Rowan Rychel recognised by Royal Humane Society for 999 call
A young Borders girl who dialled 999 when her mother fell ill is to be honoured by the Royal Humane Society.
Rowan Rychel had just turned two when her mother collapsed in their Innerleithen home in September 2011.
She called emergency services and they were able to take Francesca Rychel to hospital for treatment, after which she made a full recovery.
RHS secretary Dick Wilkinson said Rowan was "almost certainly" the youngest person ever to receive the award.
"What she did was quite remarkable for someone so young," he said.
The incident happened on 16 September 2011.
Mrs Rychel fainted and struck her head on a wooden cabinet.
When Rowan could not wake her, she called 999 and told emergency services her mother was sleeping and would not wake up.
Mr Wilkinson said: "She is a truly remarkable girl who kept calm in what must have been the most terrifying day of her young life.
"Somehow she made the vital call that ensured her mother received medical attention."
He said her family must be immensely proud of her.

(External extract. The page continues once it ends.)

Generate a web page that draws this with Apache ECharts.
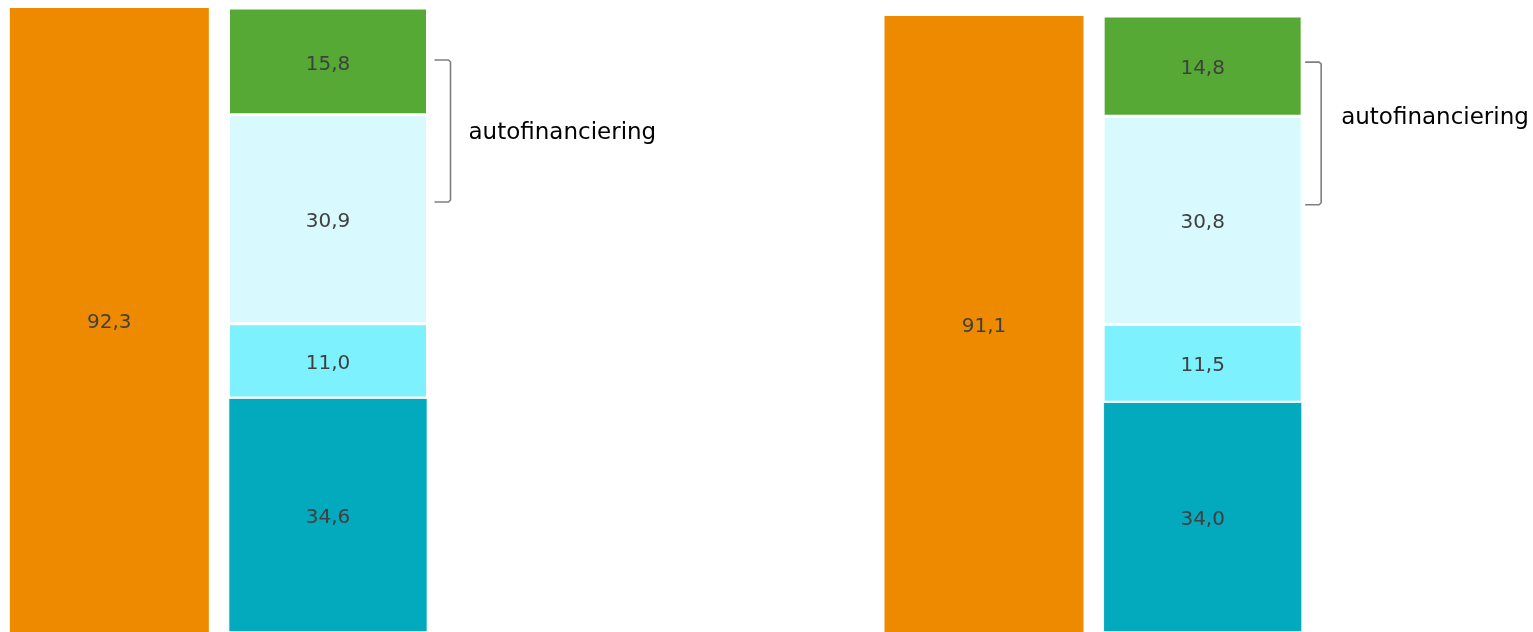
<!DOCTYPE html>
<html><head><meta charset="utf-8">
<script src="https://cdn.jsdelivr.net/npm/echarts@6/dist/echarts.min.js"></script>
<style>html,body{margin:0;padding:0;background:#fff}#c{width:1533px;height:632px}</style>
</head><body><div id="c"></div>
<script>
const categories = ['jaar 1 uitgaven', 'jaar 1 middelen', '', '', 'jaar 2 uitgaven', 'jaar 2 middelen'];
const uitgaven   = [92.3, null, null, null, 91.1, null];
const deel1      = [null, 34.6, null, null, null, 34.0];
const deel2      = [null, 11.0, null, null, null, 11.5];
const deel3      = [null, 30.9, null, null, null, 30.8];
const deel4      = [null, 15.8, null, null, null, 14.8];
const bracketLabel = 'autofinanciering';
const bracketCats = [1, 5];
const bracketRanges = [[63.6, 84.6], [63.2, 84.3]];
const bracketLabelValues = [73.8, 76.0];

const fmt = p => p.value == null ? '' : p.value.toFixed(1).replace('.', ',');
const lbl = {show: true, position: 'inside', offset: [0, 3], color: '#404040', fontSize: 20, fontFamily: 'DejaVu Sans', formatter: fmt};
function s(name, data, color, bw) {
  return {name, type: 'bar', stack: 'a', data, barWidth: 199, label: lbl,
    itemStyle: {color, borderColor: '#fff', borderWidth: bw}, silent: true};
}
const chart = echarts.init(document.getElementById('c'));
chart.setOption({
  animation: false,
  grid: {left: -2, width: 1314, top: 8, bottom: 0},
  xAxis: {type: 'category', data: categories, show: false},
  yAxis: {type: 'value', min: 0, max: 'dataMax', show: false},
  series: [
    s('uitgaven', uitgaven, '#EE8A00', 0),
    s('deel1', deel1, '#03A9BC', 0.8),
    s('deel2', deel2, '#7EF1FE', 1.5),
    s('deel3', deel3, '#D8F9FD', 1.5),
    s('deel4', deel4, '#56A935', 1.5)
  ]
});
const xOff = [[7, 23, 41], [3, 19, 39]];
const graphics = [];
bracketCats.forEach((ci, i) => {
  const cx = chart.convertToPixel({gridIndex: 0}, [ci, 0])[0];
  const right = cx + 99.5;
  const yTop = chart.convertToPixel({gridIndex: 0}, [ci, bracketRanges[i][1]])[1];
  const yBot = chart.convertToPixel({gridIndex: 0}, [ci, bracketRanges[i][0]])[1];
  const yL = chart.convertToPixel({gridIndex: 0}, [ci, bracketLabelValues[i]])[1];
  const x0 = right + xOff[i][0], x1 = right + xOff[i][1];
  graphics.push({type: 'polyline', shape: {points: [[x0, yTop], [x1 - 2, yTop], [x1, yTop + 2], [x1, yBot - 2], [x1 - 2, yBot], [x0, yBot]]},
    style: {stroke: '#7f7f7f', lineWidth: 1.6, fill: null}, silent: true});
  graphics.push({type: 'text', x: right + xOff[i][2], y: yL,
    style: {text: bracketLabel, fill: '#000', fontSize: 23, fontFamily: 'DejaVu Sans', verticalAlign: 'middle', align: 'left'}, silent: true});
});
chart.setOption({graphic: graphics});
</script></body></html>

"They had clearly taught her well what to do in an emergency," he said.
"She richly deserves this award."
Thanks to Rowan's call police officers forced entry to the property and her mother was taken to hospital for treatment to a minor head injury and a dislocated knee.
Rowan collected a meritorious award from Lothian and Borders Police earlier this year.
The Scottish force, which is now part of Police Scotland, nominated her for the latest honour.
No date has yet been fixed for presentation of the RHS commendation, but it is expected to take place in the near future.
The RHS is the premier national body for honouring bravery in the saving of human life.
It was founded in 1774 by two of the day's eminent medical men, William Hawes and Thomas Cogan.
Their primary motive was to promote techniques of resuscitation.
It now gives out a variety of awards depending on the actions involved.